With New Year’s Eve fast approaching, vets and animal charities are calling on owners to help prepare their pets for fireworks to help reduce extreme stress and suffering.
The warning from the PDSA, BVA and RSPCA comes amid concerns that owners of ‘pandemic puppies’ and other new pets may underestimate the effect of fireworks on their animals.
Figures taken from the 2021 PDSA Animal Wellbeing report show that 15 per cent of UK dogs are already showing signs of fear, with previous research by the organisation suggesting that some 40 per cent of dogs are afraid of fireworks.
Furthermore, figures released by the RSPCA, whose new online reporting system launched this year, show that the charity received some 11,000 reports of animals terrified by fireworks, with more expected over the New Year celebrations.
BVA’s president Justine Shotton said: “We know many households have welcomed new pets into their families and we are concerned that if proper measures to prepare them or support them on the night are not put into place these animals could become very distressed and not understand what’s happening.
“Whether your pet is a new addition or a long-loved member of your family, if you believe they suffer from noise phobia it is important that you contact your vet early to get advice on how to reduce stress.”
PDSA veterinary nurse Nina Downing added: “The firework season may be an especially difficult time for pups who were raised during lockdown.
“Thankfully, there are simple steps that can be followed to reduce distress in our pets – the sooner you can start preparing the better.
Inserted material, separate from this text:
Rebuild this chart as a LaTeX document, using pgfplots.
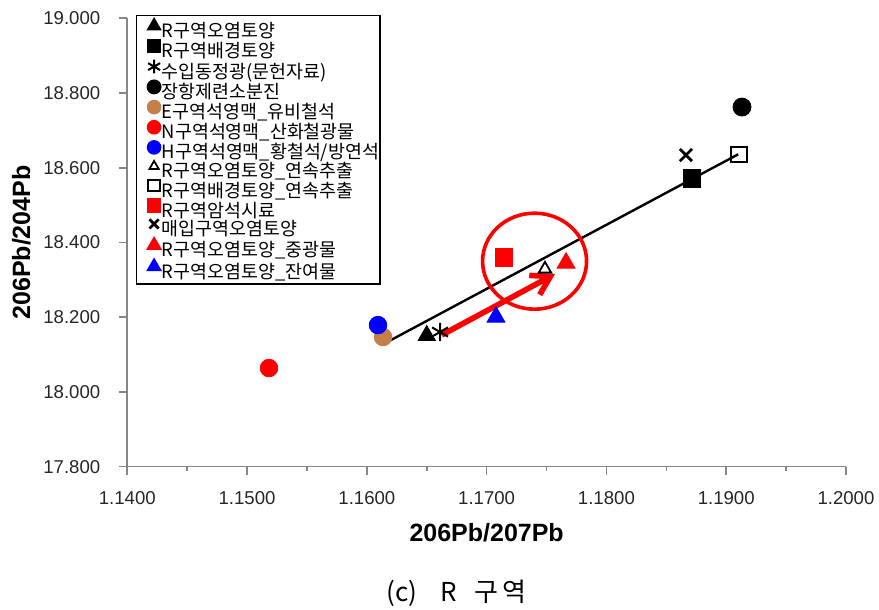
\documentclass[border=0pt]{standalone}
\usepackage{fontspec}
\setmainfont{Liberation Sans}
\newfontfamily\krfont{Noto Sans CJK KR}
\usepackage{pgfplots}
\pgfplotsset{compat=1.18}
\usetikzlibrary{arrows.meta}
\definecolor{brownE}{RGB}{196,128,72}
\definecolor{axgray}{RGB}{134,134,134}
\begin{document}
\begin{tikzpicture}
\begin{axis}[
  at={(0,0)}, anchor=south west,
  scale only axis, width=359.35pt, height=224.2pt,
  xmin=1.14, xmax=1.2, ymin=17.8, ymax=19.0,
  axis x line=bottom, axis y line=left,
  axis line style={-, draw=axgray, line width=0.8pt},
  xtick={1.14,1.15,1.16,1.17,1.18,1.19,1.20},
  minor xtick={1.145,1.155,1.165,1.175,1.185,1.195},
  ytick={17.8,18.0,18.2,18.4,18.6,18.8,19.0},
  tick align=outside, major tick length=4pt, minor tick length=2pt,
  every tick/.style={draw=axgray, line width=0.8pt},
  scaled ticks=false,
  /pgf/number format/assume math mode=true,
  x tick label style={/pgf/number format/.cd, fixed, fixed zerofill, precision=4, /tikz/.cd, yshift=-5pt},
  y tick label style={/pgf/number format/.cd, fixed, fixed zerofill, precision=3, /tikz/.cd, xshift=-6pt},
  tick label style={font=\fontsize{9.3}{11}\selectfont, text=black!85},
  xlabel={206Pb/207Pb}, ylabel={206Pb/204Pb},
  xlabel style={font=\bfseries\fontsize{12.5}{14}\selectfont, at={(axis description cs:0.5,-0.1472)}, anchor=center},
  ylabel style={font=\bfseries\fontsize{12.5}{14}\selectfont, at={(axis description cs:-0.1475,0.5)}, anchor=center},
  clip=false,
  legend image code/.code={%
    \path (-8pt,3pt) (2.5pt,3pt);
    \draw[#1, /tikz/every mark/.append style={scale=0.75}] plot coordinates {(0pt,3pt)};},
  legend cell align=left,
  legend style={at={(axis description cs:0.0121,1.0074)}, anchor=north west,
    draw=black, line width=0.7pt, inner xsep=0pt, inner ysep=1.4pt, row sep=-0.57pt,
    /tikz/every even column/.style={column sep=0pt},
    font=\krfont\fontsize{9.2}{10}\selectfont,
    nodes={inner xsep=0.5pt, inner ysep=0.55pt, text height=6.6pt, text depth=1.0pt, text=black}},
]
% trend line
\addplot[forget plot, black, line width=1.2pt] coordinates {(1.16124,18.1257) (1.1910,18.636)};

\addplot[only marks, mark=triangle*, mark size=5pt, black, mark options={fill=black, draw=black}] coordinates {(1.1650,18.151)};
\addlegendentry{R구역오염토양}
\addplot[only marks, mark=square*, mark size=4.4pt, black, mark options={fill=black, draw=black}] coordinates {(1.18715,18.571)};
\addlegendentry{R구역배경토양}
\addplot[only marks, mark=asterisk, mark size=4.6pt, black, line width=1pt] coordinates {(1.16611,18.1605)};
\addlegendentry{수입동정광(문헌자료)}
\addplot[only marks, mark=*, mark size=4.5pt, black, mark options={fill=black, draw=black}] coordinates {(1.19132,18.7625)};
\addlegendentry{장항제련소분진}
\addplot[only marks, mark=*, mark size=4.4pt, brownE, mark options={fill=brownE, draw=brownE}] coordinates {(1.16135,18.147)};
\addlegendentry{E구역석영맥\_유비철석}
\addplot[only marks, mark=*, mark size=4.4pt, red, mark options={fill=red, draw=red}] coordinates {(1.15183,18.064)};
\addlegendentry{N구역석영맥\_산화철광물}
\addplot[only marks, mark=*, mark size=4.4pt, blue, mark options={fill=blue, draw=blue}] coordinates {(1.16093,18.179)};
\addlegendentry{H구역석영맥\_황철석/방연석}
\addplot[only marks, mark=triangle, mark size=3.6pt, black, line width=0.9pt, mark options={fill=white, draw=black}] coordinates {(1.17487,18.329)};
\addlegendentry{R구역오염토양\_연속추출}
\addplot[only marks, mark=square, mark size=3.8pt, black, line width=1pt, mark options={fill=white, draw=black}] coordinates {(1.19107,18.635)};
\addlegendentry{R구역배경토양\_연속추출}
\addplot[only marks, mark=square*, mark size=4.4pt, red, mark options={fill=red, draw=red}] coordinates {(1.17145,18.360)};
\addlegendentry{R구역암석시료}
\addplot[only marks, mark=x, mark size=4.3pt, black, line width=1.4pt] coordinates {(1.18664,18.634)};
\addlegendentry{매입구역오염토양}
\addplot[only marks, mark=triangle*, mark size=5.2pt, red, mark options={fill=red, draw=red}] coordinates {(1.17663,18.345)};
\addlegendentry{R구역오염토양\_중광물}
\addplot[only marks, mark=triangle*, mark size=5.2pt, blue, mark options={fill=blue, draw=blue}] coordinates {(1.17078,18.2006)};
\addlegendentry{R구역오염토양\_잔여물}

% arrow
\addplot[forget plot, red, line width=2.8pt, -{Straight Barb[length=9pt, width=11pt]}] coordinates {(1.16625,18.1524) (1.17571,18.3157)};
% ellipse
\draw[red, line width=1.8pt] (axis cs:1.1740,18.350) ellipse [x radius=26pt, y radius=24pt];
\end{axis}
\node[font=\krfont\fontsize{13}{15}\selectfont, anchor=base west, inner sep=0pt] at (129.5pt,-67.3pt) {(c)\hspace{11.5pt}R\hspace{8.5pt}구\hspace{2.5pt}역};
\pgfresetboundingbox
\path (-63.65pt,-71.65pt) rectangle (375.85pt,233.35pt);
\end{tikzpicture}
\end{document}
While some pets who are very affected by fireworks can take months of training to make them more comfortable with the bangs and flashes, there are still plenty of things you can do now to help.”
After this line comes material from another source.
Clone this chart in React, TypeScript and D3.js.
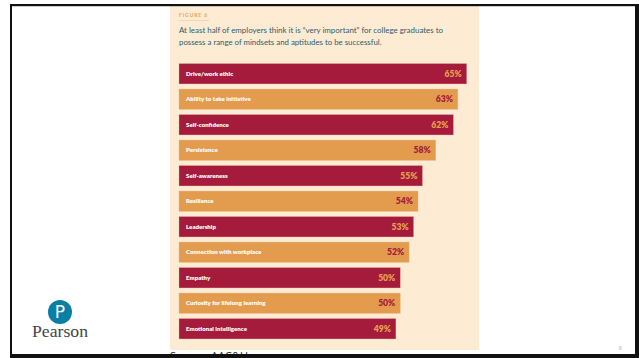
import React from "react";
import * as d3 from "d3";

const categories = [
  "Drive/work ethic",
  "Ability to take initiative",
  "Self-confidence",
  "Persistence",
  "Self-awareness",
  "Resilience",
  "Leadership",
  "Connection with workplace",
  "Empathy",
  "Curiosity for lifelong learning",
  "Emotional intelligence",
];
const values = [65, 63, 62, 58, 55, 54, 53, 52, 50, 50, 49];
const titleLines = [
  "At least half of employers think it is \u201cvery important\u201d for college graduates to",
  "possess a range of mindsets and aptitudes to be successful.",
];

const W = 639;
const H = 358;
const CRIMSON = "#a51b3b";
const ORANGE = "#e39c4e";

export default function App() {
  const x = d3.scaleLinear().domain([0, 65]).range([179, 466.7]);
  const y = d3
    .scaleBand<string>()
    .domain(categories)
    .range([61, 341.5])
    .paddingInner(0.2)
    .paddingOuter(0.1);

  return (
    <div style={{ position: "absolute", left: 0, top: 0 }}>
      <svg width={W} height={H} style={{ display: "block", background: "#fff" }}>
        {/* cream panel */}
        <rect x={170} y={6} width={309} height={344} fill="#fdebd3" />
        <text x={179} y={17} fontFamily="Lato, sans-serif" fontWeight={700} fontSize={5} letterSpacing={0.9} fill="#e8a25c">
          FIGURE 6
        </text>
        <line x1={179} x2={209} y1={20.5} y2={20.5} stroke="#f1c79a" strokeWidth={0.6} />
        {titleLines.map((t, i) => (
          <text
            key={i}
            x={179}
            y={33 + i * 11.5}
            fontFamily="Lato, sans-serif"
            fontSize={8}
            fill="#2f5c68"
            textLength={i === 0 ? 264 : 202.5}
            lengthAdjust="spacingAndGlyphs"
          >
            {t}
          </text>
        ))}
        {categories.map((c, i) => {
          const fill = i % 2 === 0 ? CRIMSON : ORANGE;
          const valColor = i % 2 === 0 ? "#e8a050" : "#a51b3b";
          const y0 = y(c)!;
          const bh = y.bandwidth();
          return (
            <g key={c}>
              <rect x={x(0)} y={y0} width={x(values[i]) - x(0)} height={bh} fill={fill} stroke="#f3b9a0" strokeOpacity={0.5} strokeWidth={0.6} />
              <text x={x(0) + 7} y={y0 + bh / 2} dy="0.35em" fontFamily="Lato, sans-serif" fontWeight={800} fontSize={6.1} fill="#fff">
                {c}
              </text>
              <text
                x={x(values[i]) - 5}
                y={y0 + bh / 2}
                dy="0.36em"
                textAnchor="end"
                fontFamily="Lato, sans-serif"
                fontWeight={800}
                fontSize={8.6}
                fill={valColor}
              >
                {values[i]}%
              </text>
            </g>
          );
        })}
        {/* source text, partially hidden */}
        <text x={170} y={360} fontFamily="'Open Sans', sans-serif" fontSize={11} fill="#222">
          Source:  AAC&amp;U
        </text>
        {/* Pearson logo */}
        <circle cx={60} cy={312} r={12} fill="#0a7fa5" />
        <text x={60} y={312} dy="0.36em" textAnchor="middle" fontFamily="'DejaVu Sans', sans-serif" fontSize={17} fill="#fff">
          P
        </text>
        <text x={60} y={337} textAnchor="middle" fontFamily="'Liberation Serif', 'DejaVu Serif', serif" fontSize={17} fill="#444" textLength={56} lengthAdjust="spacingAndGlyphs">
          Pearson
        </text>
        {/* page number */}
        <text x={619} y={350} fontFamily="'Open Sans', sans-serif" fontSize={4.5} fill="#999">
          8
        </text>
        {/* slide frame */}
        <rect x={0} y={0} width={W} height={4} fill="#fff" />
        <rect x={10} y={4} width={629} height={2.2} fill="#111" />
        <rect x={10} y={4} width={2} height={352} fill="#111" />
        <rect x={635} y={4} width={4} height={352} fill="#111" />
        <rect x={10} y={354} width={629} height={4} fill="#111" />
      </svg>
    </div>
  );
}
To help pet owners prepare their pets for the New Year’s celebrations, the BVA and PDSA are reminding owners to set up hideaways for their pets, create ‘calm vibes’ with a special playlist and to speak to experts, such as vets or professional behaviour therapists, as early as possible.
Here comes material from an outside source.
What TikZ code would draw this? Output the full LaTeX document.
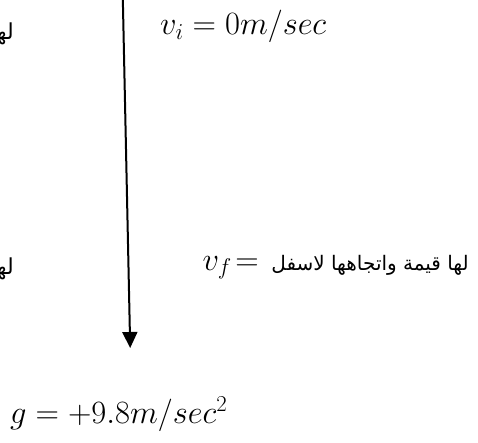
\RequirePackage{fix-cm}
\documentclass[tikz,border=0pt]{standalone}
\usepackage{fontspec}
\newfontfamily\arabicfont[Script=Arabic]{DejaVu Sans}
\TeXXeTstate=1
\usetikzlibrary{arrows.meta}
\tikzset{
  mathlbl/.style={inner sep=0pt, font=\fontsize{32.5}{38}\selectfont},
  arlbl/.style={inner sep=0pt, font=\fontsize{20}{24}\selectfont\arabicfont},
  fallarrow/.style={line width=2pt, -{Triangle[width=15pt,length=16pt]}}
}
\begin{document}
\begin{tikzpicture}[x=1pt,y=1pt]
\clip (0,0) rectangle (478,-443);
\fill[white] (0,0) rectangle (478,-443);
\coordinate (top) at (122.8,2);
\coordinate (tip) at (130.2,-348);
\draw[fallarrow] (top) -- (tip);
\node[mathlbl, anchor=base west] (vi) at (160,-35) {$v_i = 0m/sec$};
\node[mathlbl, anchor=base east] (vf) at (259,-270) {$v_f\mkern2mu{=}$};
\node[arlbl, anchor=base east] (ar) at (469,-270) {\beginR لها قيمة واتجاهها لاسفل\endR};
\node[mathlbl, anchor=base west] (g) at (10,-423) {$g = +9.8m/sec^2$};
\node[arlbl, anchor=base east, font=\fontsize{22}{26}\selectfont\arabicfont] (l1) at (14,-40) {\beginR لها\endR};
\node[arlbl, anchor=base east, font=\fontsize{22}{26}\selectfont\arabicfont] (l2) at (14,-274) {\beginR لها\endR};
\end{tikzpicture}
\end{document}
In another effort to help pet owners and animal lovers, the RSPCA recently launched its Bang Out of Order Campaign, which is calling for regulation changes to the way fireworks are used.
RSPCA campaigns manager Carrie Stones said: “We’d like to see a restriction in use to specific traditional dates - not the days and weeks either side of them - a reduction in noise levels, public fireworks displays to be licensed and private firework boxes to be labelled with noise levels so people can choose low noise fireworks.
“We know from the response to this well-established campaign that the vast majority of the public are behind us on this issue - we would encourage anyone who wants to do their bit to email their MP via our website to make their feelings known.”
To date, the animal charity has seen 14,500 people take action and email their MP. A further 67 councils have also requested a toolkit pulled together by the charity, and five councils have put forward their own motions on restrictions.